The hunt that traditionally follows the Blessing is the only “artificial hunt” of the season, explained Senior Master Dick Webb. The hounds follow a scented “drag,” which is pulled behind a horse at the front of the pack. The remainder of the season, which runs through March and consists of three outings per week, the Moore County Hounds hunt coyote or fox … though they rarely catch their prey.
Riders bowed their heads as the Rev. Kelly began the Blessing (“Bless, O Lord, we beseech you, Rider, Horse, and Hound…”), and the crowd fell silent. A few hounds slinked away from the pack and began sniffing spectators’ hands and pockets, looking for evidence from the tailgate party.
Finally, Huntsman Jody Murtaugh — who missed leading last year’s procession down Youngs Road because of a serious riding injury — blew the horn that signaled takeoff, and the hounds and horses followed First Whip Kerrie Hayes into the Walthour-Moss Foundation for around an hour of hunting.
The rider attracting the most attention Thursday didn’t even take part in the hunt. Alexis Coates, 4, was at a distinctly unfair advantage in that she and her 11-hand pony, Ponytail, had a virtually insurmountable lead in the cuteness division going into the day’s activities. Alexis’ mother, upper level event rider Alison Coates, bought 13-year-old Ponytail — a Shetland cross — from Alice Glass, whose granddaughter had hunted the pony.

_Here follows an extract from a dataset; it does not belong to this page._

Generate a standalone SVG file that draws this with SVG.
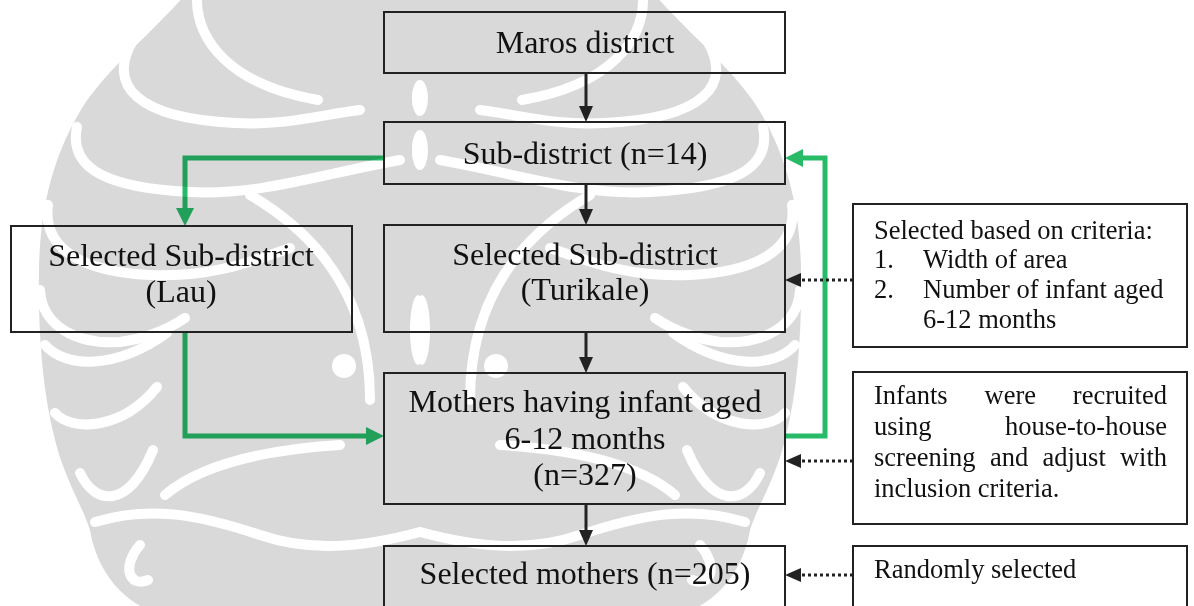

“I saw her out here two and a half years ago and I said to myself, “I have to have that pony!” Coates recalled, laughing.
Adorableness aside, most of the hunt riders got their start on ponies like Ponytail: calm, unflappable creatures that are fazed by nothing and willing to forgive an inexperienced rider’s mistakes.
“Alexis is just walking and trotting now,” said Coates, a teacher at The O’Neal School whose husband, Adrian, is a local farrier. “She likes ‘jumping,’ but her form of jumping involves walking over rails.”
Coates rode her intermediate event horse, Irish Cavalier, four days before giving birth to Alexis. “The doctor had to slow down the delivery because she was actually coming too fast,” Coates said. “I said, “Well, sure, I was posting and trotting just four days ago!”
Alexis started riding with her mother in a double saddle. Her first solo ride came on a 32-inch miniature horse. “She doesn’t actually steer yet,” Coates said. “We’ve got a ring, so we’re going to work on that.”
While it’s unlikely that Alexis and Ponytail will one day gallop off with the hounds, Coates hopes to one day share the experience with her daughter.
“Ponytail can probably hilltop, but she gets pretty tired trying to keep up,” Coates said. “This is kind of a dry run to see how she (the pony) would handle it. Hopefully next year we’ll all come out — I’ll ride my event horse, Adrian will be on his horse, and my mom (Cynthia Williams) will be on her horse.”
Ponytail will still be young — by pony standards — by the time Alexis outgrows her. When that day comes, Coates says she will try to pass the pony along to another horse- crazy child.
“That was the deal when I bought her,” Coates said. “Alice asked me just to sell her for what I paid for her, so she could go on and help another kid learn to ride.”